Sat | Nov 28, 2020

US, China trade war on hold...for now

Published:Saturday | June 29, 2019 | 9:53 AM
US President Donald Trump greets Chinese President Xi Jinping during a meeting on the sidelines of the G-20 summit in Osaka, Japan. (AP Photo/Susan Walsh)

OSAKA, Japan (AP) — United States (US) President Donald Trump and his Chinese counterpart Xi Jinping have agreed to a cease-fire in the year-long trade war between the two nations.

The move averts – for now – an escalation feared by financial markets, businesses and farmers.

Trump announced today that the tariffs he has threatened to impose on billions of dollars worth of additional Chinese goods are on hold “for the time being.”

However, he says existing US tariffs would remain in place against Chinese imports while negotiations continue.

Speaking after a lengthy meeting with the Chinese leader amid the ongoing G20 summit in Japan, Trump said the US and China would restart stalled trade talks.
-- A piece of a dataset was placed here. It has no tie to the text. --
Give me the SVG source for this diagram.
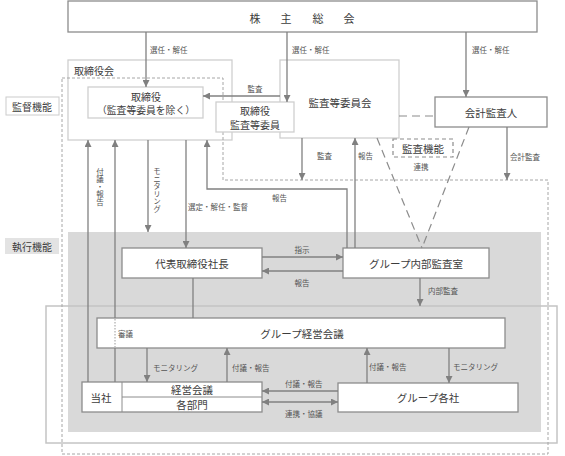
<svg xmlns="http://www.w3.org/2000/svg" width="565" height="456" viewBox="0 0 565 456">
<style>
text { font-family: "Noto Sans CJK JP", "Noto Sans CJK SC", sans-serif; fill:#3c3c3c; dominant-baseline: central; }
.m { font-size:10.5px; text-anchor: middle; }
.t { font-size:10px; text-anchor: middle; }
.s { font-size:7.5px; fill:#555; }
.sc { font-size:7.5px; fill:#555; text-anchor: middle; }
.v { font-size:7.5px; fill:#555; writing-mode: vertical-rl; text-anchor: middle; }
.box { fill:#fff; stroke:#8c8c8c; stroke-width:1.3; }
.lbox { fill:#fff; stroke:#cfcfcf; stroke-width:1.3; }
.a { stroke:#808080; stroke-width:1.3; fill:none; }
.dash { stroke:#8c8c8c; stroke-width:1.2; fill:none; stroke-dasharray:8 5; }
</style>
<defs>
<marker id="ah" viewBox="0 0 10 10" refX="10" refY="5" markerWidth="7" markerHeight="7" markerUnits="userSpaceOnUse" orient="auto-start-reverse"><path d="M0,0 L10,5 L0,10 z" fill="#808080"/></marker>
</defs>
<rect width="565" height="456" fill="#fff"/>

<g id="areas">
<rect x="68" y="232" width="473" height="200" fill="#d9d9d9"/>
<rect x="46" y="306" width="511" height="137" fill="none" stroke="#c4c4c4" stroke-width="1.5"/>
<rect id="lbl-kantoku" x="6" y="97" width="53" height="18" fill="#fff" stroke="#cccccc"/>
<text class="t" x="32" y="106">監督機能</text>
<rect id="lbl-shikko" x="5" y="238" width="54" height="16" fill="#e3e3e3"/>
<text class="t" x="32" y="246">執行機能</text>
</g>

<g id="shareholders">
<rect class="box" x="68" y="1" width="469" height="31"/>
<text x="255 286 318 349" y="18" style="font-size:11px;text-anchor:middle">株主総会</text>
</g>

<g id="board">
<rect class="lbox" x="68" y="60" width="164" height="80"/>
<text x="74" y="70" style="font-size:10px">取締役会</text>
</g>

<g id="audit-committee">
<rect class="lbox" x="280" y="60" width="119" height="78"/>
<text class="m" x="340" y="102">監査等委員会</text>
</g>

<path d="M62,78 H223 V180 H548 V454 H62 Z" fill="none" stroke="#a6a6a6" stroke-width="1" stroke-dasharray="3 2"/>

<g id="directors">
<rect class="lbox" x="88" y="87" width="115" height="31"/>
<text class="t" x="146" y="96">取締役</text>
<text class="t" x="146" y="110" style="font-size:9.8px">（監査等委員を除く）</text>
</g>

<g id="audit-directors">
<rect class="lbox" x="216" y="102" width="78" height="30"/>
<text class="t" x="255" y="110.5">取締役</text>
<text class="t" x="255" y="124.5">監査等委員</text>
</g>

<g id="accounting-auditor">
<rect class="box" x="435" y="97" width="112" height="30"/>
<text class="m" x="491" y="112">会計監査人</text>
</g>

<g id="audit-function">
<rect x="393" y="139" width="60" height="18" fill="#fff" stroke="#8c8c8c" stroke-width="1.2" stroke-dasharray="4 3"/>
<text class="m" x="423" y="148">監査機能</text>
</g>

<g id="president">
<rect class="box" x="122" y="248" width="140" height="30"/>
<text class="m" x="192" y="263">代表取締役社長</text>
</g>

<g id="internal-audit">
<rect class="box" x="343" y="248" width="146" height="30"/>
<text class="m" x="416" y="263">グループ内部監査室</text>
</g>

<g id="group-mgmt">
<rect class="box" x="97" y="318" width="408" height="30"/>
<text class="m" x="302" y="333">グループ経営会議</text>
</g>

<g id="company">
<rect class="box" x="82" y="382" width="180" height="30"/>
<path d="M122,382 V412 M122,397 H262" stroke="#8c8c8c" stroke-width="1" fill="none"/>
<text class="m" x="101" y="397">当社</text>
<text class="m" x="192" y="389.5">経営会議</text>
<text class="m" x="192" y="404.5">各部門</text>
</g>

<g id="group-companies">
<rect class="box" x="338" y="383" width="180" height="29"/>
<text class="m" x="428" y="397">グループ各社</text>
</g>

<g id="connectors">
<path class="a" d="M146,32 V87" marker-end="url(#ah)"/>
<text class="s" x="150" y="49">選任・解任</text>
<path class="a" d="M287,32 V102" marker-end="url(#ah)"/>
<text class="s" x="292" y="49">選任・解任</text>
<path class="a" d="M466,32 V97" marker-end="url(#ah)"/>
<text class="s" x="472" y="49">選任・解任</text>

<path class="a" d="M280,96 H203" marker-end="url(#ah)"/>
<text class="sc" x="255" y="88">監査</text>

<path class="dash" d="M399,116 H435"/>
<path class="dash" d="M377,138 L422,248"/>
<path class="dash" d="M469,127 L422,248"/>
<text class="sc" x="421" y="166">連携</text>

<path class="a" d="M302,138 V180" marker-end="url(#ah)"/>
<text class="s" x="317" y="155">監査</text>
<path class="a" d="M355,248 V138" marker-end="url(#ah)"/>
<text class="s" x="358" y="155">報告</text>
<path class="a" d="M507,127 V180" marker-end="url(#ah)"/>
<text class="s" x="510" y="156">会計監査</text>

<path class="a" d="M347,248 V189 H207 V140" marker-end="url(#ah)"/>
<text class="s" x="272" y="197">報告</text>

<path class="a" d="M88,382 V140" marker-end="url(#ah)"/>
<path class="a" d="M115,318 V140" marker-end="url(#ah)"/>
<path class="a" d="M115,382 V348"/>
<path d="M115,319 V347" stroke="#999" stroke-width="1" stroke-dasharray="1.5 1.5" fill="none"/>
<text class="v" x="100" y="187">付議・報告</text>

<path class="a" d="M148,140 V232" marker-end="url(#ah)"/>
<text class="v" x="157" y="190">モニタリング</text>

<path class="a" d="M186,140 V248" marker-end="url(#ah)"/>
<text class="s" x="188" y="206">選定・解任・監督</text>

<path class="a" d="M262,257 H343" marker-end="url(#ah)"/>
<text class="sc" x="302" y="249">指示</text>
<path class="a" d="M343,271 H262" marker-end="url(#ah)"/>
<text class="sc" x="302" y="282">報告</text>

<path class="a" d="M420,278 V306" marker-end="url(#ah)"/>
<text class="s" x="428" y="290">内部監査</text>

<path class="a" d="M193,278 V318"/>
<text class="s" x="118" y="333">審議</text>

<path class="a" d="M147,348 V382" marker-end="url(#ah)"/>
<text class="s" x="153" y="367">モニタリング</text>
<path class="a" d="M227,382 V348" marker-end="url(#ah)"/>
<text class="s" x="232" y="367">付議・報告</text>
<path class="a" d="M367,383 V348" marker-end="url(#ah)"/>
<text class="s" x="369" y="366">付議・報告</text>
<path class="a" d="M449,348 V383" marker-end="url(#ah)"/>
<text class="s" x="453" y="366">モニタリング</text>

<path class="a" d="M338,391 H262" marker-end="url(#ah)"/>
<text class="s" x="285" y="383">付議・報告</text>
<path class="a" d="M262,402 H338" marker-start="url(#ah)" marker-end="url(#ah)"/>
<text class="s" x="285" y="413">連携・協議</text>
</g>
</svg>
“We are going to work with China where we left off,” he said, declaring that relations with China are “right back on track”.

Eleven rounds of talks have so far failed to end the standoff between the US and China.

The US has imposed 25 per cent import taxes on $250 billion in Chinese products and has threatened to target another $300 billion — a move that would extend the tariffs to virtually everything China ships to the US.

In retaliation, China imposed tariffs on $110 billion in American goods, focusing on agricultural products in a direct and painful shot at Trump supporters in the US farm belt.

Today’s meeting between the two leaders was the centrepiece of four days of diplomacy in Asia for Trump, whose re-election chances have been put at risk by the trade war that has hurt American farmers and battered global markets.

Trump said the talks with Xi went “probably even better than expected.”

The Chinese President, for his part, recounted the era of “ping-pong diplomacy” that helped jump-start US-China relations two generations ago.

Since then, he said, “one basic fact remains unchanged: China and the United States both benefit from cooperation and lose in confrontation.”